Asked what would make FRR a championship team, Busch said, “I wish I knew, because I'd implement it right now and we'd go to New Hampshire with it. I feel like we're a 95 percent team. We have a lot of tools that are strong (and) we go to the racetrack each week with raw speed. Our pit crew has improved, but we're missing that last five percent, and I don't know where it's coming from. They're a fantastic team… and there are just a couple small areas (where) I think they could improve. But I don't know exactly what to do to pinpoint it.
“I wish we had it,” he added. “I think we could drive into Victory Lane with it next week.”
Busch admitted that periodic issues with his over-the-wall pit crew this season have prompted him to be more aggressive on pit road, leading to a series-high seven speeding penalties. He said his tachometer was in the green (safe) zone all the way down pit road before he was penalized for exceeding the speed limit at Chicagoland, meaning that ,”we're setting our pit road tachometer too aggressively and too close to the margin.
“We just have to be more conservative,” he said. “The thing that has to be clear internally with Furniture Row Racing is that the guy setting the tach isn't going conservative on his own. “We have to perform in this Chase. We can't lose spots on pit road with slow pit stops and we can't lose spots driving too slow in the speed zone.”
While operating as a single-car team obviously has its drawbacks, Busch said there is also at least one advantage. “The strong suit… is the independence, being able to navigate through some of these waters a bit more aggressively,” he said. “We can steer our ship in a quicker direction and not have to report back to a big mother ship, so to speak. Being able to navigate and get things implemented into the cars quickly is so refreshing.”
Busch also commented on the type of driver likely to replace him at Furniture Row Racing next season, saying, “I think the driver they're looking for would be somebody with experience, as well as somebody that has the potential to grow into… that role. (They’re) starting to run out of experienced drivers, such as Juan Pablo Montoya. He's made the announcement that he's going to Penske with an IndyCar program, and (they’re) now looking at guys like David Ragan or Scott Speed.”
Busch also offered a suggestion of his own, saying, “One of the dark horses that nobody is really looking at that I think would be a good candidate is Josh Wise. But the list can go on and on. You have Blaney's son, you have Martin Truex Jr. Everybody that wants a Chase ride (and) this is a Chase car.
“I'm sure their phone is ringing off the hook, and I'm not mentioning the right names. But I see a young guy fitting in over there that can grow with the team, based off of what I've seen with their negotiations.”
In the aftermath of a team-orders controversy two weeks ago at Richmond International Raceway, Busch said, “I am relieved that I'm on a single car team. We raced our way into the Chase and did this all on our own, without any type of controversy.

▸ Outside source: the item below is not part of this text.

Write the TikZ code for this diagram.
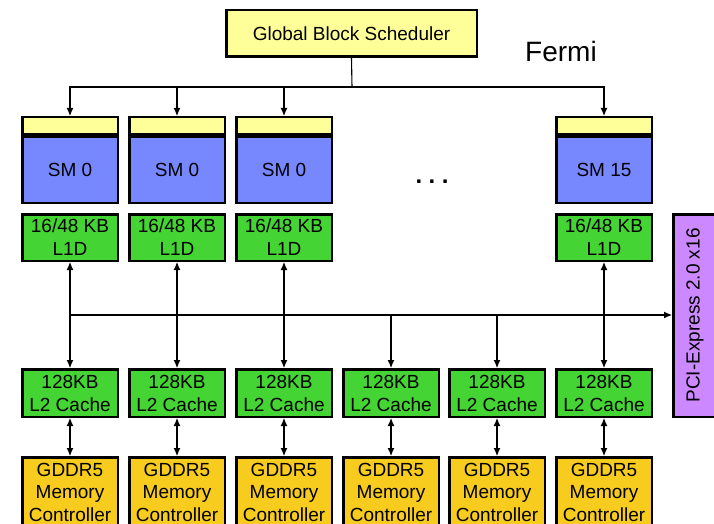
\documentclass[tikz,border=0pt]{standalone}
\usepackage{fontspec}
\setmainfont{Liberation Sans}
\usepackage{tikz}
\usetikzlibrary{arrows.meta}

\definecolor{capyellow}{RGB}{255,255,153}
\definecolor{smblue}{RGB}{119,136,255}
\definecolor{cachegreen}{RGB}{68,212,51}
\definecolor{memgold}{RGB}{248,204,30}
\definecolor{pcipurple}{RGB}{204,136,255}

\tikzset{
	box/.style={draw, line width=2.5pt, inner sep=0pt, align=center, minimum width=95.5pt, font=\fontsize{19}{23}\selectfont},
	smcap/.style={box, fill=capyellow, minimum height=16.5pt},
	smcore/.style={box, fill=smblue, minimum height=66.5pt},
	lone/.style={box, fill=cachegreen, minimum height=46.5pt},
	ltwo/.style={box, fill=cachegreen, minimum height=47.5pt},
	mem/.style={box, fill=memgold, minimum height=69.5pt, font=\fontsize{19}{22.5}\selectfont},
	link/.style={line width=1.1pt, >={Latex[length=8pt,width=7pt]}}
}

\begin{document}
\begin{tikzpicture}[x=1pt, y=-1pt]
	\useasboundingbox (0,0) rectangle (714,524);

	\node[box, fill=capyellow, minimum width=250.5pt, minimum height=46.5pt, font=\fontsize{19}{22}\selectfont] at (351.5,33.5) (sched) {Global Block Scheduler};
	\node[font=\fontsize{28}{32}\selectfont] at (561,51) (fermi) {Fermi};

	% streaming multiprocessors
	\node[smcap] at (70,125.5) (cap1) {};
	\node[smcap] at (177,125.5) (cap2) {};
	\node[smcap] at (284,125.5) (cap3) {};
	\node[smcap] at (604,125.5) (cap6) {};

	\node[smcore] at (70,169.5) (sm1) {SM 0};
	\node[smcore] at (177,169.5) (sm2) {SM 0};
	\node[smcore] at (284,169.5) (sm3) {SM 0};
	\node[smcore] at (604,169.5) (sm6) {SM 15};

	\node[font=\bfseries\fontsize{24}{28}\selectfont] at (432,182) (dots) {.\hspace{6.5pt}.\hspace{6.5pt}.};

	\node[lone] at (70,237.5) (lone1) {16/48 KB\\L1D};
	\node[lone] at (177,237.5) (lone2) {16/48 KB\\L1D};
	\node[lone] at (284,237.5) (lone3) {16/48 KB\\L1D};
	\node[lone] at (604,237.5) (lone6) {16/48 KB\\L1D};

	% L2 slices and memory controllers
	\node[ltwo] at (70,393) (ltwo1) {128KB\\L2 Cache};
	\node[ltwo] at (177,393) (ltwo2) {128KB\\L2 Cache};
	\node[ltwo] at (284,393) (ltwo3) {128KB\\L2 Cache};
	\node[ltwo] at (391,393) (ltwo4) {128KB\\L2 Cache};
	\node[ltwo] at (497,393) (ltwo5) {128KB\\L2 Cache};
	\node[ltwo] at (604,393) (ltwo6) {128KB\\L2 Cache};

	\node[mem] at (70,492) (mem1) {GDDR5\\Memory\\Controller};
	\node[mem] at (177,492) (mem2) {GDDR5\\Memory\\Controller};
	\node[mem] at (284,492) (mem3) {GDDR5\\Memory\\Controller};
	\node[mem] at (391,492) (mem4) {GDDR5\\Memory\\Controller};
	\node[mem] at (497,492) (mem5) {GDDR5\\Memory\\Controller};
	\node[mem] at (604,492) (mem6) {GDDR5\\Memory\\Controller};

	\node[box, fill=pcipurple, minimum width=202.5pt, minimum height=43.5pt, rotate=90] at (695,315.5) (pci) {PCI-Express 2.0 x16};

	\coordinate (split) at (352,87);
	\coordinate (bus) at (70,315);

	\draw[link] (sched.south) -- (split);
	\draw[link,->] (split) -| (cap1.north);
	\draw[link,->] (split) -| (cap2.north);
	\draw[link,->] (split) -| (cap3.north);
	\draw[link,->] (split) -| (cap6.north);

	\draw[link,->] (bus) -- (bus -| pci.north);

	\draw[link,<->] (lone1.south) -- (ltwo1.north);
	\draw[link,<->] (lone2.south) -- (ltwo2.north);
	\draw[link,<->] (lone3.south) -- (ltwo3.north);
	\draw[link,<->] (lone6.south) -- (ltwo6.north);
	\draw[link,->] (bus -| ltwo4.north) -- (ltwo4.north);
	\draw[link,->] (bus -| ltwo5.north) -- (ltwo5.north);

	\draw[link,<->] (ltwo1.south) -- (mem1.north);
	\draw[link,<->] (ltwo2.south) -- (mem2.north);
	\draw[link,<->] (ltwo3.south) -- (mem3.north);
	\draw[link,<->] (ltwo4.south) -- (mem4.north);
	\draw[link,<->] (ltwo5.south) -- (mem5.north);
	\draw[link,<->] (ltwo6.south) -- (mem6.north);
\end{tikzpicture}
\end{document}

I have never been on this side of it to see how sick it gets, and how awkward it can feel.
“Those teams that were on the bubble put themselves in a position over 26 weeks to not be locked in,” he said. “What I'm trying to say is, `you have 26 weeks, why don't you try to run better (and) get yourself locked in, so with two weeks to go you're on easy street?’ Team orders are a Catch 22. You're trying to do your own thing independently, and at the same time, there's (an owner’s) name that's on the building. You have to adhere to what the general manager or the team president is telling you to do.
“Sometimes, you've got to do what the team tells you to do.”

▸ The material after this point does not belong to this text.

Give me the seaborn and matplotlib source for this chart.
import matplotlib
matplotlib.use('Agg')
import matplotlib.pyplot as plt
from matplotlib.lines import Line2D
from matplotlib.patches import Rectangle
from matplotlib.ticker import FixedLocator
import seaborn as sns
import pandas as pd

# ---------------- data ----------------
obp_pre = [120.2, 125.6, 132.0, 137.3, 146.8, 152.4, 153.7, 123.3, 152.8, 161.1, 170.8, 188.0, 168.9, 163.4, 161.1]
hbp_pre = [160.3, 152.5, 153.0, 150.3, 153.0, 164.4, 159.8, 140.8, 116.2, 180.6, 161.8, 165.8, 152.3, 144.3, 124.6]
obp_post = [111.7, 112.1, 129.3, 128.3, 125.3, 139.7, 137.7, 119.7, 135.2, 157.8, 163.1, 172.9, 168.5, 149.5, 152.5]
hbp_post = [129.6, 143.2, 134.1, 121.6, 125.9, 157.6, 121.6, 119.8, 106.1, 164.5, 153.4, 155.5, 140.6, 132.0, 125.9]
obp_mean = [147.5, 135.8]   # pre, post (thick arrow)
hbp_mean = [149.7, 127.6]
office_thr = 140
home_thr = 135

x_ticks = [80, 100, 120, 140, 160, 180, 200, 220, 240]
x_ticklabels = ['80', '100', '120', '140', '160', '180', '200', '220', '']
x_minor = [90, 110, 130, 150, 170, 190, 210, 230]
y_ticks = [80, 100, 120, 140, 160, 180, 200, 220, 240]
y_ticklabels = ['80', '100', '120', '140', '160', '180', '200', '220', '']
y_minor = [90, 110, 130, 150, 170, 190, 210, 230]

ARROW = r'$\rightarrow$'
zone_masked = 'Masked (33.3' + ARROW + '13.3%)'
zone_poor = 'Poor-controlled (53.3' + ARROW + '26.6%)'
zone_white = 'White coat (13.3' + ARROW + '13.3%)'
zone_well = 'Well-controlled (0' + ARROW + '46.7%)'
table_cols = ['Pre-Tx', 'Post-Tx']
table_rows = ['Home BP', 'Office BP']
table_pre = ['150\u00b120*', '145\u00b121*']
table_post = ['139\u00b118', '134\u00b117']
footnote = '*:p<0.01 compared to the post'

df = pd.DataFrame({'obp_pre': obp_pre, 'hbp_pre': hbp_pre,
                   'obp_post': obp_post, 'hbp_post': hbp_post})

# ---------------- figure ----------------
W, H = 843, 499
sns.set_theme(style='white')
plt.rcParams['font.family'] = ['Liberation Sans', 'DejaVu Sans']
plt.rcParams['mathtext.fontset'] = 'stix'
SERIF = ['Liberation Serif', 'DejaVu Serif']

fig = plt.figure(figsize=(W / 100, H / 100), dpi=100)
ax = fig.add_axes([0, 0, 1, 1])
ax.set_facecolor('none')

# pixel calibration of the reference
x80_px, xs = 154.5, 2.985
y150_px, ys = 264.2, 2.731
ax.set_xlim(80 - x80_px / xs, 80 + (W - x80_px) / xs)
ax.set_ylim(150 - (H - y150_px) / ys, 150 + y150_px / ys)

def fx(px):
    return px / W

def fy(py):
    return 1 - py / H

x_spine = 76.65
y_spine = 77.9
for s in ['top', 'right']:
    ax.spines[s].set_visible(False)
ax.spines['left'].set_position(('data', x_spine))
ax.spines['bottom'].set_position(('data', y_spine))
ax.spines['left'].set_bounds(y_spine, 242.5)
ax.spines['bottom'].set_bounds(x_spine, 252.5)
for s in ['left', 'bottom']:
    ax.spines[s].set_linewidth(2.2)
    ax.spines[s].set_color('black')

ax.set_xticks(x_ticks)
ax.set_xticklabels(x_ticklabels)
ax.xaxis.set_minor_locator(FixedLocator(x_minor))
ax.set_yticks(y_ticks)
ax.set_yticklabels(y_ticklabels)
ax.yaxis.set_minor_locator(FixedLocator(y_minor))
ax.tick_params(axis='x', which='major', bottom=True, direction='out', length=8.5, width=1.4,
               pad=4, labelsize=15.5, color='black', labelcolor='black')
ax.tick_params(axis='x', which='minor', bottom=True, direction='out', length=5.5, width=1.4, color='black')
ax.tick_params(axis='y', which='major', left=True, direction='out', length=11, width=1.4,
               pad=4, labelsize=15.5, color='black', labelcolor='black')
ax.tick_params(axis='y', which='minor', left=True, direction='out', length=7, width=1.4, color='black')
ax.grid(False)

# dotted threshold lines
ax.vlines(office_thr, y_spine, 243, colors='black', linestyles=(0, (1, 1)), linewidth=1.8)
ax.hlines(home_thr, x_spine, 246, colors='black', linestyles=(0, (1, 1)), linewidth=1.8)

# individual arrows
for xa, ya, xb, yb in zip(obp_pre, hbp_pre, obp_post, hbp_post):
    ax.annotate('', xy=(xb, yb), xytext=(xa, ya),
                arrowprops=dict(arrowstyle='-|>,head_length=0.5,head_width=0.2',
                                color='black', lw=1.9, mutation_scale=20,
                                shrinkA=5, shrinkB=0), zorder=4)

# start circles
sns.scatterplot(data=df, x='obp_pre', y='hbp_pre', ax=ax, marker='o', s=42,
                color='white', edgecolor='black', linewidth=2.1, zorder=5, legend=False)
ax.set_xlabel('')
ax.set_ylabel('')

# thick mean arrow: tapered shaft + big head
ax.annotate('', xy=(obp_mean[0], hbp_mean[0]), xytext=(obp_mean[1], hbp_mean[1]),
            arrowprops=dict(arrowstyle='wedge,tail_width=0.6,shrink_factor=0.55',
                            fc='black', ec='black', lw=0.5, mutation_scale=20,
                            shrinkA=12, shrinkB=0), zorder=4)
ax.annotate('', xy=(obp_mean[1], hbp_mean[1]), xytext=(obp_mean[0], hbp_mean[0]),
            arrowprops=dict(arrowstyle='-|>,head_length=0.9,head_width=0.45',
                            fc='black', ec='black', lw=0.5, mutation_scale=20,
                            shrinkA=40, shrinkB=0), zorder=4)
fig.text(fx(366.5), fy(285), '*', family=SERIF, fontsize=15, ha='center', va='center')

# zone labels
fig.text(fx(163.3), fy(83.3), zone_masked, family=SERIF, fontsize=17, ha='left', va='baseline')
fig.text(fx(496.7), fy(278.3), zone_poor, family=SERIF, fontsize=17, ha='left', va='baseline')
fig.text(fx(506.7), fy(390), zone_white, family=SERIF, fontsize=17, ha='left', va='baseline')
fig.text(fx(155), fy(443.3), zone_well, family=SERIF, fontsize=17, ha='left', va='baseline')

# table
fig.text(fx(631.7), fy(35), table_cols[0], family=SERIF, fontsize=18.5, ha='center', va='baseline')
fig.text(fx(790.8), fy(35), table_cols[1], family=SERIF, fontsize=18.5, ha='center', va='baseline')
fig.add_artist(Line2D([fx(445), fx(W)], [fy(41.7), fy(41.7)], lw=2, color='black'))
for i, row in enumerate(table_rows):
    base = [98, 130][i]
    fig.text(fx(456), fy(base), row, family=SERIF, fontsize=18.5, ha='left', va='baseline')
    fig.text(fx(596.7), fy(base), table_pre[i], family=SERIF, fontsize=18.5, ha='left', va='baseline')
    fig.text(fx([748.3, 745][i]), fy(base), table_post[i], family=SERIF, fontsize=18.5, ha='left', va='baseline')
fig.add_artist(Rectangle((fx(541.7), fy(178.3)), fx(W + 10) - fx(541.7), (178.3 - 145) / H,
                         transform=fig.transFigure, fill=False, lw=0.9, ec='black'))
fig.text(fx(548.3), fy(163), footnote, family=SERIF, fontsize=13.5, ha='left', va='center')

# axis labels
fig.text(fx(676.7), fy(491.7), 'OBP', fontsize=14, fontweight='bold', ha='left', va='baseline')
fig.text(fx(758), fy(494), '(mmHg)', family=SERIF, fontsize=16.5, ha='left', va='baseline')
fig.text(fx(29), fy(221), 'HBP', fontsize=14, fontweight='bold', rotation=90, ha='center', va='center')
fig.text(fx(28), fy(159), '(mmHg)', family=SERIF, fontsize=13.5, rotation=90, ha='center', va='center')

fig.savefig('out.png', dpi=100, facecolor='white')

Whether or not he wins the 2013 Sprint Cup championship, Busch said he has fulfilled the pledge made two years ago to find the fun in racing once again.
“It’s been a long journey and it didn't happen overnight, but I chose to settle into this program and find the genuine fun of (going) back to the racetrack (without) the distractions, requirements… and situations that kept developing with a big team like Penske Racing,” he said. “It was great to get a breath of fresh air, roll up my sleeves blue-collar style and work with the guys (at Phoenix Racing), then to do the same thing with the Furniture Row group. It's been neat to have those small goals set, to achieve those goals, and then to set new ones.
“It's going great,” he said. “Success on the racetrack is one thing, and getting your priorities in life in order is another thing. Sometimes, you have to take a step back to make two steps forward.”